De nouvelles conditions
Le pluralisme religieux que nous connaissons n’existait pas il y a 96 ans, du moins n’était-il pas perceptible de la même manière : face à l’agnosticisme et l’athéisme, le catholicisme, le protestantisme et le judaïsme en dessinait les contours d’où était exclu, déjà, l’Islam pourtant largement présent en Algérie. Les mouvements de population n’avaient pas l’importance qu’ils ont aujourd’hui., Ils iront s’amplifiant, accélérant ainsi la richesse de mélanges « ethniques » et culturels. Chacun de nous s’inscrit dans une histoire de moins en moins univoque, nous sommes de plus en plus en situation d’appartenances culturelles multiples. Il en résulte une diversité à laquelle nous n’étions pas habitués et l’apparition de références culturelles extrêmement mouvantes. Le tout dans un contexte ou la mondialisation accroît la rapidité des phénomènes, favorise la diffusion et l’échange des informations mais provoque, par ses injustices, une recherche identitaire, à la fois riche de la diversité humaine qu’elle reflète mais aussi parfois et pour une part, manifestation de repli qui signifie à la fois demande de protection et rejet et aussi une plus grande difficulté à concevoir l’espace commun
On peut aussi légitimement s’interroger sur la pertinence de certaines classifications. La distinction entre sphère publique et sphère privée en fait partie. On pourrait dire à ce propos qu’en même temps que se définissait un espace public, on laissait à l’espace privé tout ce qui relevait de l’ordre du religieux, de la morale, des rapports familiaux, des rapports hommes femmes. L’État n’avait pas à intervenir dans cette sphère privée qui semblait relever exclusivement de choix individuels, lesquels n’avaient pas à interférer dans une sphère publique réservée au politique et au social. On peut déjà se demander si cette distinction a été réellement opératoire tant il est difficile d’imaginer un individu aussi divisé et dont les engagements publics seraient totalement indépendants de sa propre histoire et de sa vie. On reconnaissait l’existence de domaines où les sphères se recouvraient : l’éducation est intimement liée à l’École mais le rôle et le poids de la famille y sont bien présents. Là non plus, les choses ne sont pas restées figées : la sphère publique s’est considérablement accrue. L’État légifère sur notre manière de procréer ou, par exemple, sur les rapports hommes femmes. Les femmes et les enfants ne sont plus abandonnés au silence clos des familles qui a fait que jusqu’à une période récente, les maltraitances de toute sorte demeuraient enfouies au fond des secrets familiaux. Il n’y a pas là atteinte à la liberté de conscience mais volonté de reconnaissance pleine et entière des droits des femmes et des enfants, volonté de rupture avec l’appropriation de ceux-ci par le chef de famille patriarcal.
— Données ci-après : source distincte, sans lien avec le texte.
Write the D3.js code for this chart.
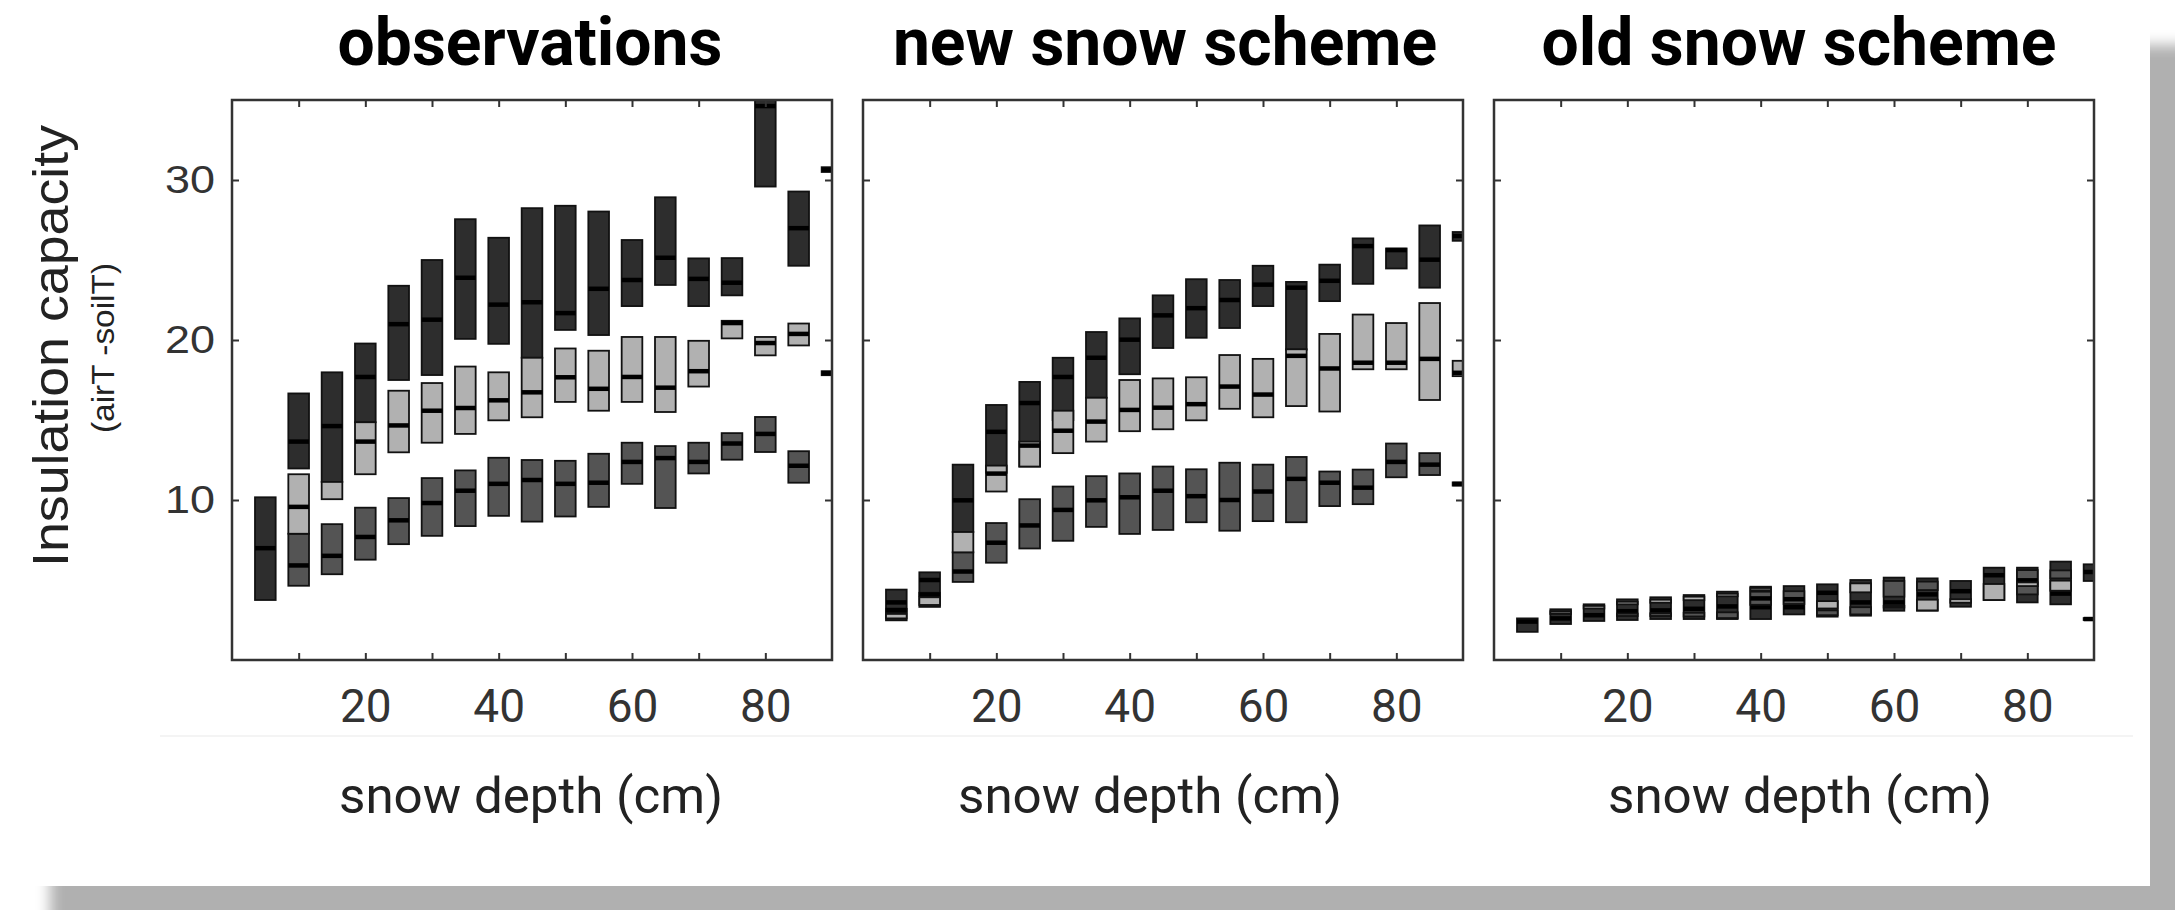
<!DOCTYPE html>
<html>
<head>
<meta charset="utf-8">
<script src="https://cdn.jsdelivr.net/npm/d3@7"></script>
<style>
  body { margin: 0; background: #fff; }
  svg { display: block; }
</style>
</head>
<body>
<script>
// snow depth classes (cm) and axis ticks
const depths = [5, 10, 15, 20, 25, 30, 35, 40, 45, 50, 55, 60, 65, 70, 75, 80, 85, 90];
const xTicks = [10, 20, 30, 40, 50, 60, 70, 80];
const xLabels = [20, 40, 60, 80];
const yTicks = [10, 20, 30];
const titles = ["observations", "new snow scheme", "old snow scheme"];

// boxes as [q1, median, q3] per depth, null where there is no box
const obsDark = [
  [3.75, 6.99, 10.17], [11.97, 13.65, 16.66], [11.13, 14.62, 17.98], [14.86, 17.69, 19.78],
  [17.5, 20.99, 23.39], [17.81, 21.27, 25.0], [20.07, 23.89, 27.55], [19.76, 22.21, 26.39],
  [18.89, 22.36, 28.24], [20.63, 21.68, 28.39], [20.31, 23.2, 28.03], [22.12, 23.75, 26.25],
  [23.44, 25.14, 28.92], [22.12, 23.82, 25.1], [22.79, 23.58, 25.12], [29.59, 34.62, 36],
  [24.64, 26.99, 29.28], [30.5, 30.65, 30.8]
];
const obsMid = [
  null, [4.64, 5.91, 7.89], [5.36, 6.51, 8.49], [6.27, 7.69, 9.52],
  [7.24, 8.73, 10.12], [7.76, 9.81, 11.37], [8.37, 10.58, 11.85], [9.01, 11.01, 12.64],
  [8.65, 11.25, 12.5], [8.97, 11.01, 12.45], [9.57, 11.08, 12.89], [11.01, 12.38, 13.58],
  [9.5, 12.62, 13.37], [11.66, 12.38, 13.58], [12.52, 13.53, 14.18], [13.0, 14.13, 15.19],
  [11.08, 12.14, 13.05], [17.8, 17.93, 18.05]
];
const obsLight = [
  null, [7.89, 9.57, 11.61], [10.05, null, 11.13], [11.61, 13.65, 14.86],
  [12.98, 14.66, 16.83], [13.58, 15.58, 17.31], [14.13, 15.75, 18.34], [14.98, 16.23, 17.98],
  [15.17, 16.73, 18.89], [16.13, 17.67, 19.47], [15.58, 16.95, 19.33], [16.13, 17.69, 20.19],
  [15.5, 17.02, 20.19], [17.09, 18.05, 19.95], [20.1, 21.06, 21.2], [19.04, 19.81, 20.19],
  [19.66, 20.38, 21.03], null
];

const newDark = [
  [2.48, 3.6, 4.4], [3.32, 5.0, 5.48], [8.0, 9.98, 12.21], [11.7, 14.26, 15.94],
  [12.09, 16.06, 17.38], [15.0, 17.69, 18.89], [16.39, 18.89, 20.5], [17.86, 20.02, 21.35],
  [19.5, 21.54, 22.79], [20.14, 21.99, 23.8], [20.75, 22.5, 23.75], [22.12, 23.46, 24.64],
  [19.4, 23.27, 23.63], [22.43, 23.7, 24.71], [23.51, 25.87, 26.35], [24.47, 25.62, 25.72],
  [23.27, 25.02, 27.16], [26.2, 26.5, 26.75]
];
const newMid = [
  [3.0, 3.12, 3.2], [4.0, 4.09, 4.2], [4.88, 5.53, 6.73], [6.08, 7.33, 8.56],
  [6.97, 8.41, 10.05], [7.45, 9.38, 10.84], [8.32, 9.98, 11.49], [7.88, 10.17, 11.66],
  [8.13, 10.58, 12.09], [8.61, 10.24, 11.92], [8.08, 10.0, 12.33], [8.68, 10.53, 12.21],
  [8.61, 11.32, 12.69], [9.62, 11.08, 11.78], [9.74, 10.77, 11.9], [11.42, 12.38, 13.53],
  [11.56, 12.21, 12.93], [10.9, 11.0, 11.1]
];
const newLight = [
  [2.6, null, 2.88], [3.44, null, 3.92], [6.73, null, 8.0], [10.53, 11.65, 12.15],
  [12.09, 13.4, 13.65], [12.93, 14.33, 15.58], [13.65, 14.9, 16.39], [14.3, 15.63, 17.5],
  [14.42, 15.77, 17.6], [14.98, 15.99, 17.67], [15.7, 17.09, 19.06], [15.17, 16.59, 18.82],
  [15.87, 19.01, 19.42], [15.53, 18.22, 20.38], [18.17, 18.58, 21.59], [18.17, 18.58, 21.06],
  [16.25, 18.82, 22.31], [17.74, 17.95, 18.7]
];

const oldDark = [
  [1.76, 2.4, 2.6], [2.25, 2.6, 3.17], [2.44, 2.8, 3.48], [2.5, 3.05, 3.79],
  [2.56, 3.1, 3.92], [2.56, 3.2, 4.06], [2.56, 3.35, 4.27], [2.56, 3.3, 4.58],
  [2.85, 3.3, 4.62], [2.71, 4.2, 4.73], [2.77, 3.6, 5.0], [3.08, 3.6, 5.15],
  [3.08, 4.1, 5.1], [3.33, 4.3, 4.94], [3.75, 5.3, 5.77], [3.6, 4.3, 5.77],
  [3.48, 4.15, 6.15], [4.94, 5.5, 5.98]
];
const oldMid = [
  null, [2.88, null, 3.05], null, [2.75, null, 2.9],
  [2.75, null, 2.92], [2.72, null, 2.95], [2.62, null, 2.98], [3.45, 3.85, 4.27],
  [3.5, 3.8, 4.3], [2.8, null, 3.1], [2.85, null, 3.3], [3.96, null, 4.94],
  [4.37, null, 4.9], null, null, [4.1, 4.98, 5.62],
  [5.1, null, 5.6], [2.5, 2.56, 2.62]
];
const oldLight = [
  null, null, [3.22, null, 3.38], [3.48, null, 3.64],
  [3.58, null, 3.77], [3.74, null, 3.96], [3.98, null, 4.14], [4.36, null, 4.5],
  null, [3.22, null, 3.68], [4.23, null, 4.79], [3.28, null, 3.38],
  [3.1, null, 3.77], [3.58, null, 3.8], [3.75, null, 4.75], [4.62, null, 4.85],
  [4.33, null, 4.96], null
];

const colors = { dark: "#2d2d2d", mid: "#545454", light: "#b1b1b1" };

// layout
const panelW = 600, panelH = 560, panelTop = 100;
const panels = [
  { left: 232, title: titles[0], titleDx: -2, labelDx: -1, series: [obsDark, obsMid, obsLight] },
  { left: 863, title: titles[1], titleDx: 2, labelDx: -13, series: [newDark, newMid, newLight] },
  { left: 1494, title: titles[2], titleDx: 5, labelDx: 6, series: [oldDark, oldMid, oldLight] }
];
const boxHalf = 1.55;

const svg = d3.select("body")
  .append("svg")
  .attr("width", 2175)
  .attr("height", 910);

const defs = svg.append("defs");
defs.append("filter")
  .attr("id", "blur")
  .append("feGaussianBlur")
  .attr("stdDeviation", 7);

// card with drop shadow
svg.append("rect")
  .attr("x", 50).attr("y", 45)
  .attr("width", 2180).attr("height", 920)
  .attr("fill", "#b0b0b0")
  .attr("filter", "url(#blur)");
svg.append("rect")
  .attr("x", 0).attr("y", 0)
  .attr("width", 2150).attr("height", 886)
  .attr("fill", "#fff");

svg.append("line")
  .attr("x1", 160).attr("x2", 2133)
  .attr("y1", 736).attr("y2", 736)
  .attr("stroke", "#f0f0f0")
  .attr("stroke-width", 1.5);

const x = d3.scaleLinear().domain([0, 90]).range([0, panelW]);
const y = d3.scaleLinear().domain([0, 35]).range([panelH, 0]);

panels.forEach((p, pi) => {
  const g = svg.append("g").attr("transform", `translate(${p.left},${panelTop})`);

  defs.append("clipPath").attr("id", "clip" + pi)
    .append("rect").attr("width", panelW).attr("height", panelH);

  const plot = g.append("g").attr("clip-path", `url(#clip${pi})`);

  const fills = [colors.dark, colors.mid, colors.light];
  p.series.forEach((s, si) => {
    const rows = depths.map((d, i) => ({ d, v: s[i] })).filter(e => e.v);

    plot.selectAll(".box" + si)
      .data(rows)
      .join("rect")
      .attr("class", "box" + si)
      .attr("x", e => x(e.d - boxHalf))
      .attr("width", e => x(e.d + boxHalf) - x(e.d - boxHalf))
      .attr("y", e => y(e.v[2]))
      .attr("height", e => y(e.v[0]) - y(e.v[2]))
      .attr("fill", fills[si])
      .attr("stroke", "#111")
      .attr("stroke-width", 1.8);

    plot.selectAll(".med" + si)
      .data(rows.filter(e => e.v[1] != null))
      .join("line")
      .attr("class", "med" + si)
      .attr("x1", e => x(e.d - boxHalf))
      .attr("x2", e => x(e.d + boxHalf))
      .attr("y1", e => y(e.v[1]))
      .attr("y2", e => y(e.v[1]))
      .attr("stroke", "#000")
      .attr("stroke-width", 4.5);
  });

  // inward ticks on all four sides
  const tickAxes = [
    [d3.axisBottom(x).tickValues(xTicks), `translate(0,${panelH})`],
    [d3.axisTop(x).tickValues(xTicks), "translate(0,0)"],
    [d3.axisLeft(y).tickValues(yTicks), "translate(0,0)"],
    [d3.axisRight(y).tickValues(yTicks), `translate(${panelW},0)`]
  ];
  tickAxes.forEach(([ax, tr]) => {
    const a = g.append("g").attr("transform", tr)
      .call(ax.tickSize(-7).tickFormat(""));
    a.select(".domain").remove();
    a.selectAll("line").attr("stroke", "#333").attr("stroke-width", 2);
  });

  g.append("rect")
    .attr("width", panelW).attr("height", panelH)
    .attr("fill", "none")
    .attr("stroke", "#333")
    .attr("stroke-width", 2.5);

  // tick labels below the panel
  const lab = g.append("g").attr("transform", `translate(0,${panelH})`)
    .call(d3.axisBottom(x).tickValues(xLabels).tickSize(0).tickPadding(29));
  lab.select(".domain").remove();
  lab.selectAll("text")
    .style("font-family", "Roboto, sans-serif")
    .style("font-size", "46px")
    .attr("fill", "#333");

  if (pi === 0) {
    const ylab = g.append("g")
      .call(d3.axisLeft(y).tickValues(yTicks).tickSize(0).tickPadding(17));
    ylab.select(".domain").remove();
    ylab.selectAll("text")
      .attr("textLength", 50)
      .attr("lengthAdjust", "spacingAndGlyphs")
      .style("font-family", "'Liberation Sans', Arial, sans-serif")
      .style("font-size", "38px")
      .attr("fill", "#333");
  }

  g.append("text")
    .attr("x", panelW / 2 + p.titleDx)
    .attr("y", -35)
    .attr("text-anchor", "middle")
    .style("font-family", "Roboto, sans-serif")
    .style("font-weight", "bold")
    .style("font-size", "66px")
    .attr("fill", "#000")
    .text(p.title);

  g.append("text")
    .attr("x", panelW / 2 + p.labelDx)
    .attr("y", 713)
    .attr("text-anchor", "middle")
    .attr("textLength", 384)
    .attr("lengthAdjust", "spacingAndGlyphs")
    .style("font-family", "Roboto, sans-serif")
    .style("font-size", "50px")
    .attr("fill", "#222")
    .text("snow depth (cm)");
});

// y axis title
svg.append("text")
  .attr("transform", "translate(68,346) rotate(-90)")
  .attr("text-anchor", "middle")
  .attr("textLength", 442)
  .attr("lengthAdjust", "spacingAndGlyphs")
  .style("font-family", "'Liberation Sans', Arial, sans-serif")
  .style("font-size", "50px")
  .attr("fill", "#222")
  .text("Insulation capacity");

svg.append("text")
  .attr("transform", "translate(114,348) rotate(-90)")
  .attr("text-anchor", "middle")
  .attr("textLength", 170)
  .attr("lengthAdjust", "spacingAndGlyphs")
  .style("font-family", "'Liberation Sans', Arial, sans-serif")
  .style("font-size", "32px")
  .attr("fill", "#222")
  .text("(airT -soilT)");
</script>
</body>
</html>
A l’inverse, la diversité culturelle, la tendance à la disparition de modèles familiaux fermés, la revendication d’une existence personnelle, la diffusion de l’éducation, la facilité de communiquer ont conduit à l’expression des identités personnelles et culturelles dans ce qu’il était convenu d’appeler la sphère publique. La revendication de prendre en compte cette dimension individuelle devient de plus en prégnante au fur et à mesure que se dessine une identité dont les composantes sont multiples. La mono appartenance à tel ou tel groupe social ou culturel est devenue caduque. Tout au contraire, ce sont des appartenances multiples qui se manifestent et dans tous les domaines. Pour reprendre une formule devenue habituelle, nous sommes dans la situation ou chacun puise, à son gré mais aussi selon l’espace de liberté dont il dispose, dans des références diverses. En fait de séparation entre la sphère publique et la sphère privée, c’est bien d’une dialectique, d’une circulation qu’il faut parler.